Extract the whole listing as it stands. Do not include the pictures.

---------- Provided material

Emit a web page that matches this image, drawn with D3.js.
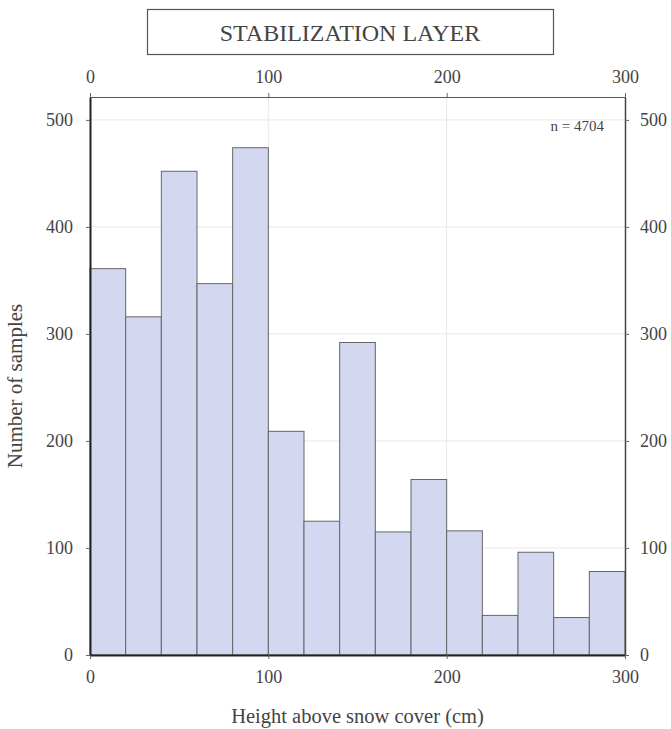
<!DOCTYPE html>
<html>
<head>
<meta charset="utf-8">
<script src="https://cdn.jsdelivr.net/npm/d3@7"></script>
<style>
  html, body { margin: 0; padding: 0; background: #fff; }
  svg { display: block; }
  text { font-family: "Liberation Serif", "DejaVu Serif", serif; fill: #444; }
</style>
</head>
<body>
<svg id="chart" width="671" height="729"></svg>
<script>
// Histogram of stabilization-layer heights, 20 cm bins
const binStarts = [0, 20, 40, 60, 80, 100, 120, 140, 160, 180, 200, 220, 240, 260, 280];
const binWidth = 20;
const counts = [361, 316, 452, 347, 474, 209, 125, 292, 115, 164, 116, 37, 96, 35, 78];
const xTicks = [0, 100, 200, 300];
const yTicks = [0, 100, 200, 300, 400, 500];
const titleText = "STABILIZATION LAYER";
const xLabel = "Height above snow cover (cm)";
const yLabel = "Number of samples";
const sampleNote = "n = 4704";

const svg = d3.select("#chart");
const plot = { left: 90, right: 625, top: 97, bottom: 655 };

const x = d3.scaleLinear().domain([0, 300]).range([plot.left, plot.right]);
const y = d3.scaleLinear().domain([0, d3.max(counts) * 1.1]).range([plot.bottom, plot.top]);

// gridlines
const grid = svg.append("g");
grid.selectAll("line.h").data(yTicks.slice(1)).join("line")
  .attr("x1", plot.left).attr("x2", plot.right)
  .attr("y1", d => y(d)).attr("y2", d => y(d))
  .attr("stroke", "#e8e8e8").attr("stroke-width", 1);
grid.selectAll("line.v").data(xTicks.slice(1, -1)).join("line")
  .attr("y1", plot.top).attr("y2", plot.bottom)
  .attr("x1", d => x(d)).attr("x2", d => x(d))
  .attr("stroke", "#e8e8e8").attr("stroke-width", 1);

// bars
svg.append("g").selectAll("rect").data(binStarts).join("rect")
  .attr("x", d => x(d))
  .attr("width", () => x(binWidth) - x(0))
  .attr("y", (d, i) => y(counts[i]))
  .attr("height", (d, i) => y(0) - y(counts[i]))
  .attr("fill", "#d3d8f0")
  .attr("stroke", "#666")
  .attr("stroke-width", 1);

// axes
const fontSize = "18px";
function styleAxis(g) {
  g.selectAll("text").style("font-size", fontSize).style("font-family", '"Liberation Serif", serif').attr("fill", "#444");
  g.selectAll("line").attr("stroke", "#666");
  g.select(".domain").attr("stroke", "#333");
}
svg.append("g").attr("transform", `translate(0,${plot.bottom})`)
  .call(d3.axisBottom(x).tickValues(xTicks).tickSize(4).tickPadding(11).tickSizeOuter(0))
  .call(styleAxis)
  .call(g => g.select(".domain").attr("stroke-width", 2).attr("stroke", "#222"));
svg.append("g").attr("transform", `translate(0,${plot.top})`)
  .call(d3.axisTop(x).tickValues(xTicks).tickSize(4).tickPadding(10).tickSizeOuter(0))
  .call(styleAxis)
  .call(g => g.select(".domain").attr("stroke", "#555"));
svg.append("g").attr("transform", `translate(${plot.left},0)`)
  .call(d3.axisLeft(y).tickValues(yTicks).tickSize(4).tickPadding(13).tickSizeOuter(0))
  .call(styleAxis)
  .call(g => g.select(".domain").attr("stroke-width", 2).attr("stroke", "#222"));
svg.append("g").attr("transform", `translate(${plot.right},0)`)
  .call(d3.axisRight(y).tickValues(yTicks).tickSize(4).tickPadding(11).tickSizeOuter(0))
  .call(styleAxis)
  .call(g => g.select(".domain").attr("stroke-width", 1.5).attr("stroke", "#444"));

// title box
svg.append("rect").attr("x", 147.5).attr("y", 9.5).attr("width", 406).attr("height", 45)
  .attr("fill", "#fff").attr("stroke", "#555").attr("stroke-width", 1.2);
svg.append("text").attr("x", 350).attr("y", 41).attr("text-anchor", "middle")
  .style("font-size", "24px").attr("fill", "#222").text(titleText);

// axis titles
svg.append("text").attr("x", x(150)).attr("y", 723).attr("text-anchor", "middle")
  .style("font-size", "20.5px").text(xLabel);
svg.append("text").attr("transform", `translate(22,386) rotate(-90)`)
  .attr("text-anchor", "middle").style("font-size", "21px").text(yLabel);

// sample count note
svg.append("text").attr("x", 604).attr("y", 131).attr("text-anchor", "end")
  .style("font-size", "15px").attr("fill", "#222").text(sampleNote);
</script>
</body>
</html>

--------------------

→ Correct answer:
Emit a web page that matches this image, drawn with D3.js.
<!DOCTYPE html>
<html>
<head>
<meta charset="utf-8">
<script src="https://cdn.jsdelivr.net/npm/d3@7"></script>
<style>
  html, body { margin: 0; padding: 0; background: #fff; }
  svg { display: block; }
  text { font-family: "Liberation Serif", "DejaVu Serif", serif; fill: #444; }
</style>
</head>
<body>
<svg id="chart" width="671" height="729"></svg>
<script>
// Histogram of stabilization-layer heights, 20 cm bins
const binStarts = [0, 20, 40, 60, 80, 100, 120, 140, 160, 180, 200, 220, 240, 260, 280];
const binWidth = 20;
const counts = [361, 316, 452, 347, 474, 209, 125, 292, 115, 164, 116, 37, 96, 35, 78];
const xTicks = [0, 100, 200, 300];
const yTicks = [0, 100, 200, 300, 400, 500];
const titleText = "STABILIZATION LAYER";
const xLabel = "Height above snow cover (cm)";
const yLabel = "Number of samples";
const sampleNote = "n = 4704";

const svg = d3.select("#chart");
const plot = { left: 90, right: 625, top: 97, bottom: 655 };

const x = d3.scaleLinear().domain([0, 300]).range([plot.left, plot.right]);
const y = d3.scaleLinear().domain([0, d3.max(counts) * 1.1]).range([plot.bottom, plot.top]);

// gridlines
const grid = svg.append("g");
grid.selectAll("line.h").data(yTicks.slice(1)).join("line")
  .attr("x1", plot.left).attr("x2", plot.right)
  .attr("y1", d => y(d)).attr("y2", d => y(d))
  .attr("stroke", "#e8e8e8").attr("stroke-width", 1);
grid.selectAll("line.v").data(xTicks.slice(1, -1)).join("line")
  .attr("y1", plot.top).attr("y2", plot.bottom)
  .attr("x1", d => x(d)).attr("x2", d => x(d))
  .attr("stroke", "#e8e8e8").attr("stroke-width", 1);

// bars
svg.append("g").selectAll("rect").data(binStarts).join("rect")
  .attr("x", d => x(d))
  .attr("width", () => x(binWidth) - x(0))
  .attr("y", (d, i) => y(counts[i]))
  .attr("height", (d, i) => y(0) - y(counts[i]))
  .attr("fill", "#d3d8f0")
  .attr("stroke", "#666")
  .attr("stroke-width", 1);

// axes
const fontSize = "18px";
function styleAxis(g) {
  g.selectAll("text").style("font-size", fontSize).style("font-family", '"Liberation Serif", serif').attr("fill", "#444");
  g.selectAll("line").attr("stroke", "#666");
  g.select(".domain").attr("stroke", "#333");
}
svg.append("g").attr("transform", `translate(0,${plot.bottom})`)
  .call(d3.axisBottom(x).tickValues(xTicks).tickSize(4).tickPadding(11).tickSizeOuter(0))
  .call(styleAxis)
  .call(g => g.select(".domain").attr("stroke-width", 2).attr("stroke", "#222"));
svg.append("g").attr("transform", `translate(0,${plot.top})`)
  .call(d3.axisTop(x).tickValues(xTicks).tickSize(4).tickPadding(10).tickSizeOuter(0))
  .call(styleAxis)
  .call(g => g.select(".domain").attr("stroke", "#555"));
svg.append("g").attr("transform", `translate(${plot.left},0)`)
  .call(d3.axisLeft(y).tickValues(yTicks).tickSize(4).tickPadding(13).tickSizeOuter(0))
  .call(styleAxis)
  .call(g => g.select(".domain").attr("stroke-width", 2).attr("stroke", "#222"));
svg.append("g").attr("transform", `translate(${plot.right},0)`)
  .call(d3.axisRight(y).tickValues(yTicks).tickSize(4).tickPadding(11).tickSizeOuter(0))
  .call(styleAxis)
  .call(g => g.select(".domain").attr("stroke-width", 1.5).attr("stroke", "#444"));

// title box
svg.append("rect").attr("x", 147.5).attr("y", 9.5).attr("width", 406).attr("height", 45)
  .attr("fill", "#fff").attr("stroke", "#555").attr("stroke-width", 1.2);
svg.append("text").attr("x", 350).attr("y", 41).attr("text-anchor", "middle")
  .style("font-size", "24px").attr("fill", "#222").text(titleText);

// axis titles
svg.append("text").attr("x", x(150)).attr("y", 723).attr("text-anchor", "middle")
  .style("font-size", "20.5px").text(xLabel);
svg.append("text").attr("transform", `translate(22,386) rotate(-90)`)
  .attr("text-anchor", "middle").style("font-size", "21px").text(yLabel);

// sample count note
svg.append("text").attr("x", 604).attr("y", 131).attr("text-anchor", "end")
  .style("font-size", "15px").attr("fill", "#222").text(sampleNote);
</script>
</body>
</html>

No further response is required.